Advise Givers—Sometimes those family members who, for various reasons, are not the primary caregivers attempt to make themselves feel less guilty or more involved than they actually are by stopping by weekly or monthly to loudly advise the caregiver regarding all the things you aren’t doing adequately for “Mom” or all the ways in which you need to improve your caregiving.

Don’t allow yourself to be hurt by these people. Just let them vent. They are only trying to take care of themselves. It’s not really about you or the quality of your caregiving. You may choose to respond by saying, “I know it must be very hard for you to not be able to be here as often as you would like to be and not to be able to do the things for Mom that you wish you could.”

Overcoming Losses

One thing that is often overlooked by the caregiver and other family members is the impact of the losses for both the caregiver and the dependent family member. A wife may miss the husband she has known and loved for many years. She experiences the loss of the friend with whom she has shared interests and confidences.
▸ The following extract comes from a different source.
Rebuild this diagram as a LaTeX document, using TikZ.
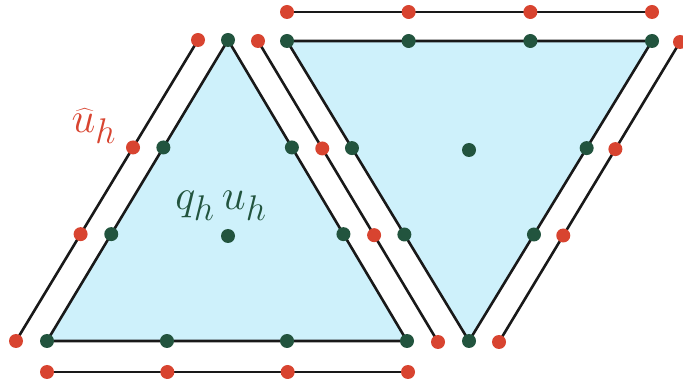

Who was her companion for parties, grocery shopping, going to church or just taking a walk or watching TV together. Not only have you lost your friend but now you may have to take on the roles that this person used to hold within the relationship

like financial responsibilities and household jobs.

You may feel guilty, angry, and sad for feeling like “this isn’t the person I married.”

The dependent loved one experiences many losses as well. Their lifestyle, their independence, their jobs (at home and/ or at work), their health, friendships with co-workers or others are now cut off. Others now see them as invalids but they may feel like screaming “I’m in here and I’m a person!” It’s very hard to tolerate a constant state of dependence.

On whom do we find it easiest to take out our frustrations? The person we love, of course. When we are totally dependent on that person, we often take out our anger and frustrations. This can make for very difficult times.

Ambivalence—We may find ourselves saying “I want to do this…I don’t want to do this…..I wish this was over…” Does that mean I don’t love this person? “Sometimes I daydream about their funeral. Sometimes I wish they had died while they were independent and not survived to be in this state. What’s wrong with me….sometimes I wish they were dead.” Does that mean I’m terrible?
You are not terrible for thinking these thoughts. You are not wishing the person you love is gone; you are wishing this state of constant caregiving and decreased quality of life for your loved one are gone. You are wishing your exhaustion and frustration are gone. That is why you need to improve your self caregiving. Your dependent loved one is counting on you to be there for them but you can’t do this if you don’t take care of yourself.